## Start Data shown
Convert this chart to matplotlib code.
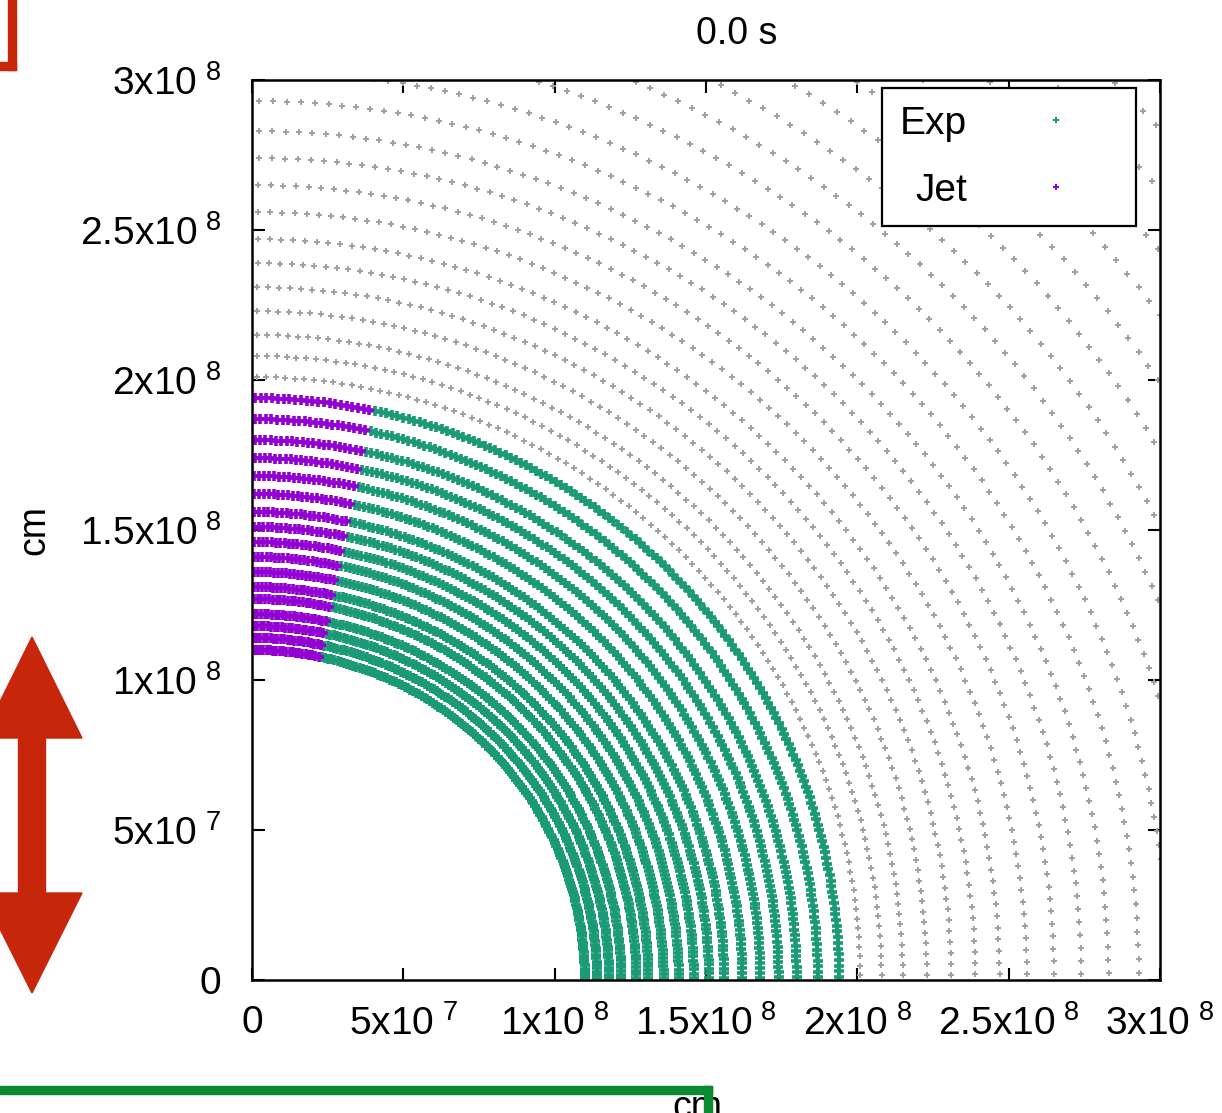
import numpy as np
import matplotlib
matplotlib.use("Agg")
import matplotlib.pyplot as plt
from matplotlib.lines import Line2D
from matplotlib.patches import Polygon, Rectangle

plt.rcParams['font.family'] = ['Liberation Sans', 'DejaVu Sans']
plt.rcParams['mathtext.fontset'] = 'custom'
plt.rcParams['mathtext.rm'] = 'Liberation Sans'

# shell radii (units of 1e8 cm)
exp_radii = [1.10, 1.14, 1.18, 1.22, 1.27, 1.31, 1.36, 1.41, 1.46, 1.51,
             1.56, 1.62, 1.68, 1.74, 1.80, 1.87, 1.94]
bg_radii = [2.01, 2.08, 2.15, 2.23, 2.31, 2.39, 2.47, 2.56, 2.65, 2.74, 2.83,
            2.93, 3.03, 3.14, 3.25, 3.36, 3.48, 3.60, 3.73, 3.86, 3.99, 4.13, 4.28]
n_exp = 160          # particles per quarter shell
n_bg = 100
jet_half_angle = 11.7  # degrees from the y axis

ticks = [0, 5e7, 1e8, 1.5e8, 2e8, 2.5e8, 3e8]
tick_labels = ['0',
               r'$\mathregular{5x10^{\ 7}}$',
               r'$\mathregular{1x10^{\ 8}}$',
               r'$\mathregular{1.5x10^{\ 8}}$',
               r'$\mathregular{2x10^{\ 8}}$',
               r'$\mathregular{2.5x10^{\ 8}}$',
               r'$\mathregular{3x10^{\ 8}}$']

c_exp = '#1a9b76'
c_jet = '#9400d3'
c_bg = '#a0a0a0'


def shell_points(radii, n):
    th = (np.arange(n) + 0.5) * (np.pi / 2) / n
    r = np.repeat(np.array(radii) * 1e8, n)
    t = np.tile(th, len(radii))
    return r * np.cos(t), r * np.sin(t), t


fig = plt.figure(figsize=(12.22, 11.13), dpi=100)
ax = fig.add_axes([252 / 1222, 133 / 1113, 908 / 1222, 900 / 1113])

bx, by, _ = shell_points(bg_radii, n_bg)
ax.plot(bx, by, ls='none', marker='+', ms=5, mew=1.4, color=c_bg)

ex, ey, et = shell_points(exp_radii, n_exp)
jet = et > np.deg2rad(90 - jet_half_angle)
ax.plot(ex[~jet], ey[~jet], ls='none', marker='+', ms=7.2, mew=2.6, color=c_exp)
ax.plot(ex[jet], ey[jet], ls='none', marker='+', ms=7.2, mew=2.6, color=c_jet)

ax.set_xlim(0, 3e8)
ax.set_ylim(0, 3e8)
ax.set_xticks(ticks, tick_labels)
ax.set_yticks(ticks, tick_labels)
for s in ax.spines.values():
    s.set_linewidth(1.8)
ax.tick_params(direction='in', length=9, width=1.5, top=True, right=True,
               labelsize=28)
ax.tick_params(axis='y', pad=22)
ax.tick_params(axis='x', pad=18)

ax.set_title('0.0 s', x=0.534, pad=26, fontsize=27)
ax.set_xlabel('cm', fontsize=27)
ax.set_ylabel('cm', fontsize=27)
ax.xaxis.set_label_coords(0.49, -0.122)
ax.yaxis.set_label_coords(-0.22, 0.5)

handles = [Line2D([], [], ls='none', marker='+', ms=5, mew=1.5, color=c_exp),
           Line2D([], [], ls='none', marker='+', ms=5, mew=1.5, color=c_jet)]
leg = ax.legend(handles, ['Exp', 'Jet'], loc='upper right',
                bbox_to_anchor=(0.9736, 0.991), borderaxespad=0,
                markerfirst=False, fontsize=28, handlelength=3.2,
                handletextpad=0.7, labelspacing=0.8, borderpad=0.45,
                fancybox=False, framealpha=1, edgecolor='black')
leg.get_frame().set_linewidth(1.6)

# screenshot annotations on top
ov = fig.add_axes([0, 0, 1, 1], zorder=10)
ov.set_xlim(0, 1222)
ov.set_ylim(1113, 0)
ov.axis('off')
red = '#c8260a'
ov.add_patch(Rectangle((8, 0), 8, 70, color=red))
ov.add_patch(Rectangle((0, 62), 16, 8, color=red))
ov.add_patch(Polygon([(32, 637), (82, 738), (45.5, 738), (45.5, 893), (82, 893),
                      (32, 993), (-18, 893), (18.5, 893), (18.5, 738), (-18, 738)],
                     closed=True, color=red))
green = '#0b8a32'
ov.add_patch(Rectangle((0, 1086), 712, 8, color=green))
ov.add_patch(Rectangle((704, 1086), 8, 30, color=green))

fig.savefig('out.png', dpi=100)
## End Data shown
Required task:
Transcribe the preceding listing in its entirety and with exact wording, leaving out pictures.

Solution for this task:
Convert this chart to matplotlib code.
import numpy as np
import matplotlib
matplotlib.use("Agg")
import matplotlib.pyplot as plt
from matplotlib.lines import Line2D
from matplotlib.patches import Polygon, Rectangle

plt.rcParams['font.family'] = ['Liberation Sans', 'DejaVu Sans']
plt.rcParams['mathtext.fontset'] = 'custom'
plt.rcParams['mathtext.rm'] = 'Liberation Sans'

# shell radii (units of 1e8 cm)
exp_radii = [1.10, 1.14, 1.18, 1.22, 1.27, 1.31, 1.36, 1.41, 1.46, 1.51,
             1.56, 1.62, 1.68, 1.74, 1.80, 1.87, 1.94]
bg_radii = [2.01, 2.08, 2.15, 2.23, 2.31, 2.39, 2.47, 2.56, 2.65, 2.74, 2.83,
            2.93, 3.03, 3.14, 3.25, 3.36, 3.48, 3.60, 3.73, 3.86, 3.99, 4.13, 4.28]
n_exp = 160          # particles per quarter shell
n_bg = 100
jet_half_angle = 11.7  # degrees from the y axis

ticks = [0, 5e7, 1e8, 1.5e8, 2e8, 2.5e8, 3e8]
tick_labels = ['0',
               r'$\mathregular{5x10^{\ 7}}$',
               r'$\mathregular{1x10^{\ 8}}$',
               r'$\mathregular{1.5x10^{\ 8}}$',
               r'$\mathregular{2x10^{\ 8}}$',
               r'$\mathregular{2.5x10^{\ 8}}$',
               r'$\mathregular{3x10^{\ 8}}$']

c_exp = '#1a9b76'
c_jet = '#9400d3'
c_bg = '#a0a0a0'


def shell_points(radii, n):
    th = (np.arange(n) + 0.5) * (np.pi / 2) / n
    r = np.repeat(np.array(radii) * 1e8, n)
    t = np.tile(th, len(radii))
    return r * np.cos(t), r * np.sin(t), t


fig = plt.figure(figsize=(12.22, 11.13), dpi=100)
ax = fig.add_axes([252 / 1222, 133 / 1113, 908 / 1222, 900 / 1113])

bx, by, _ = shell_points(bg_radii, n_bg)
ax.plot(bx, by, ls='none', marker='+', ms=5, mew=1.4, color=c_bg)

ex, ey, et = shell_points(exp_radii, n_exp)
jet = et > np.deg2rad(90 - jet_half_angle)
ax.plot(ex[~jet], ey[~jet], ls='none', marker='+', ms=7.2, mew=2.6, color=c_exp)
ax.plot(ex[jet], ey[jet], ls='none', marker='+', ms=7.2, mew=2.6, color=c_jet)

ax.set_xlim(0, 3e8)
ax.set_ylim(0, 3e8)
ax.set_xticks(ticks, tick_labels)
ax.set_yticks(ticks, tick_labels)
for s in ax.spines.values():
    s.set_linewidth(1.8)
ax.tick_params(direction='in', length=9, width=1.5, top=True, right=True,
               labelsize=28)
ax.tick_params(axis='y', pad=22)
ax.tick_params(axis='x', pad=18)

ax.set_title('0.0 s', x=0.534, pad=26, fontsize=27)
ax.set_xlabel('cm', fontsize=27)
ax.set_ylabel('cm', fontsize=27)
ax.xaxis.set_label_coords(0.49, -0.122)
ax.yaxis.set_label_coords(-0.22, 0.5)

handles = [Line2D([], [], ls='none', marker='+', ms=5, mew=1.5, color=c_exp),
           Line2D([], [], ls='none', marker='+', ms=5, mew=1.5, color=c_jet)]
leg = ax.legend(handles, ['Exp', 'Jet'], loc='upper right',
                bbox_to_anchor=(0.9736, 0.991), borderaxespad=0,
                markerfirst=False, fontsize=28, handlelength=3.2,
                handletextpad=0.7, labelspacing=0.8, borderpad=0.45,
                fancybox=False, framealpha=1, edgecolor='black')
leg.get_frame().set_linewidth(1.6)

# screenshot annotations on top
ov = fig.add_axes([0, 0, 1, 1], zorder=10)
ov.set_xlim(0, 1222)
ov.set_ylim(1113, 0)
ov.axis('off')
red = '#c8260a'
ov.add_patch(Rectangle((8, 0), 8, 70, color=red))
ov.add_patch(Rectangle((0, 62), 16, 8, color=red))
ov.add_patch(Polygon([(32, 637), (82, 738), (45.5, 738), (45.5, 893), (82, 893),
                      (32, 993), (-18, 893), (18.5, 893), (18.5, 738), (-18, 738)],
                     closed=True, color=red))
green = '#0b8a32'
ov.add_patch(Rectangle((0, 1086), 712, 8, color=green))
ov.add_patch(Rectangle((704, 1086), 8, 30, color=green))

fig.savefig('out.png', dpi=100)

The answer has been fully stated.